Restate the full listing word for word and leave the pictures out.

### GIVEN MATERIAL

★ ★ ★

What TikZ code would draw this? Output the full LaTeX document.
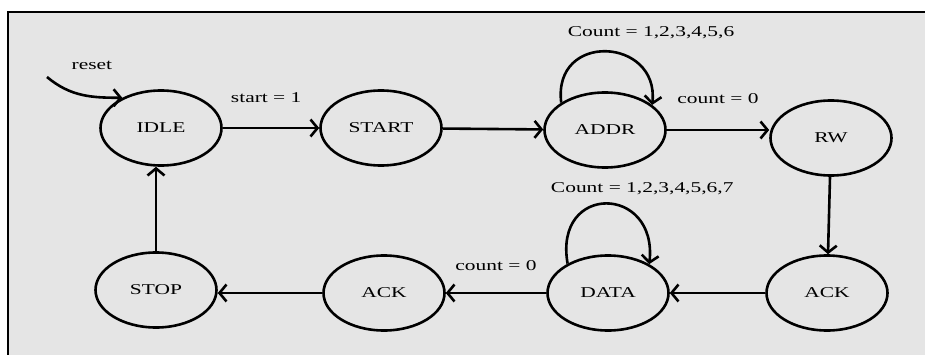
\documentclass[tikz,border=0pt]{standalone}
\usepackage{fontspec}
\setmainfont{Liberation Serif}[FakeStretch=1.43]
\usetikzlibrary{positioning, arrows.meta, shapes.geometric}

\begin{document}
\begin{tikzpicture}[x=1pt,y=1pt,node distance=220pt,on grid,line width=2.6pt,
  font=\fontsize{15}{17}\selectfont,
  >={Straight Barb[length=7pt,width=17pt]},
  st/.style={ellipse,draw,minimum width=121pt,minimum height=75pt,inner sep=0pt}]
\useasboundingbox (0,0) rectangle (925,354);
\fill[black!10] (8,-10) rectangle (935,342);
\draw[line width=2.8pt] (8,-10) -- (8,342) -- (935,342);

\node[st] (idle) at (161,226) {IDLE};
\node[st] (start) [right=220pt of idle] {START};
\node[st] (addr) [right=224pt of start, yshift=-2pt] {ADDR};
\node[st] (rw) [right=226pt of addr, yshift=-8pt] {RW};
\node[st] (ack1) [below=155pt of rw, xshift=-4pt] {ACK};
\node[st] (data) [left=219pt of ack1] {DATA};
\node[st] (ack2) [left=224pt of data] {ACK};
\node[st] (stop) [left=228pt of ack2, yshift=3pt] {STOP};
\coordinate (rst) at (47,277);

\path[->]
(idle) edge node[pos=0.45,above=21pt] {start = 1} (start)
(start) edge (addr)
(addr) edge node[above=22pt] {count = 0} (addr -| rw.west)
(rw) edge (ack1)
(ack1) edge (data)
(data) edge node[above=18pt] {count = 0} (ack2)
(ack2) edge (ack2 -| stop.east)
(stop) edge (stop |- idle.south);

% reset and self loops
\draw[->] (rst) to[out=-40,in=180] node[pos=0,above right=3pt and 20pt] {reset} (idle.142);
\draw[->] (addr.148) .. controls +(97:72) and +(84:68) .. (addr.28)
  node[pos=0.5,above=8pt,xshift=45pt] {Count = 1,2,3,4,5,6};
\draw[->] (data.144) .. controls +(100:82) and +(84:80) .. (data.35)
  node[pos=0.5,above=4pt,xshift=36pt] {Count = 1,2,3,4,5,6,7};
\end{tikzpicture}
\end{document}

★ ★ ★

### FINAL RESULT
What TikZ code would draw this? Output the full LaTeX document.
\documentclass[tikz,border=0pt]{standalone}
\usepackage{fontspec}
\setmainfont{Liberation Serif}[FakeStretch=1.43]
\usetikzlibrary{positioning, arrows.meta, shapes.geometric}

\begin{document}
\begin{tikzpicture}[x=1pt,y=1pt,node distance=220pt,on grid,line width=2.6pt,
  font=\fontsize{15}{17}\selectfont,
  >={Straight Barb[length=7pt,width=17pt]},
  st/.style={ellipse,draw,minimum width=121pt,minimum height=75pt,inner sep=0pt}]
\useasboundingbox (0,0) rectangle (925,354);
\fill[black!10] (8,-10) rectangle (935,342);
\draw[line width=2.8pt] (8,-10) -- (8,342) -- (935,342);

\node[st] (idle) at (161,226) {IDLE};
\node[st] (start) [right=220pt of idle] {START};
\node[st] (addr) [right=224pt of start, yshift=-2pt] {ADDR};
\node[st] (rw) [right=226pt of addr, yshift=-8pt] {RW};
\node[st] (ack1) [below=155pt of rw, xshift=-4pt] {ACK};
\node[st] (data) [left=219pt of ack1] {DATA};
\node[st] (ack2) [left=224pt of data] {ACK};
\node[st] (stop) [left=228pt of ack2, yshift=3pt] {STOP};
\coordinate (rst) at (47,277);

\path[->]
(idle) edge node[pos=0.45,above=21pt] {start = 1} (start)
(start) edge (addr)
(addr) edge node[above=22pt] {count = 0} (addr -| rw.west)
(rw) edge (ack1)
(ack1) edge (data)
(data) edge node[above=18pt] {count = 0} (ack2)
(ack2) edge (ack2 -| stop.east)
(stop) edge (stop |- idle.south);

% reset and self loops
\draw[->] (rst) to[out=-40,in=180] node[pos=0,above right=3pt and 20pt] {reset} (idle.142);
\draw[->] (addr.148) .. controls +(97:72) and +(84:68) .. (addr.28)
  node[pos=0.5,above=8pt,xshift=45pt] {Count = 1,2,3,4,5,6};
\draw[->] (data.144) .. controls +(100:82) and +(84:80) .. (data.35)
  node[pos=0.5,above=4pt,xshift=36pt] {Count = 1,2,3,4,5,6,7};
\end{tikzpicture}
\end{document}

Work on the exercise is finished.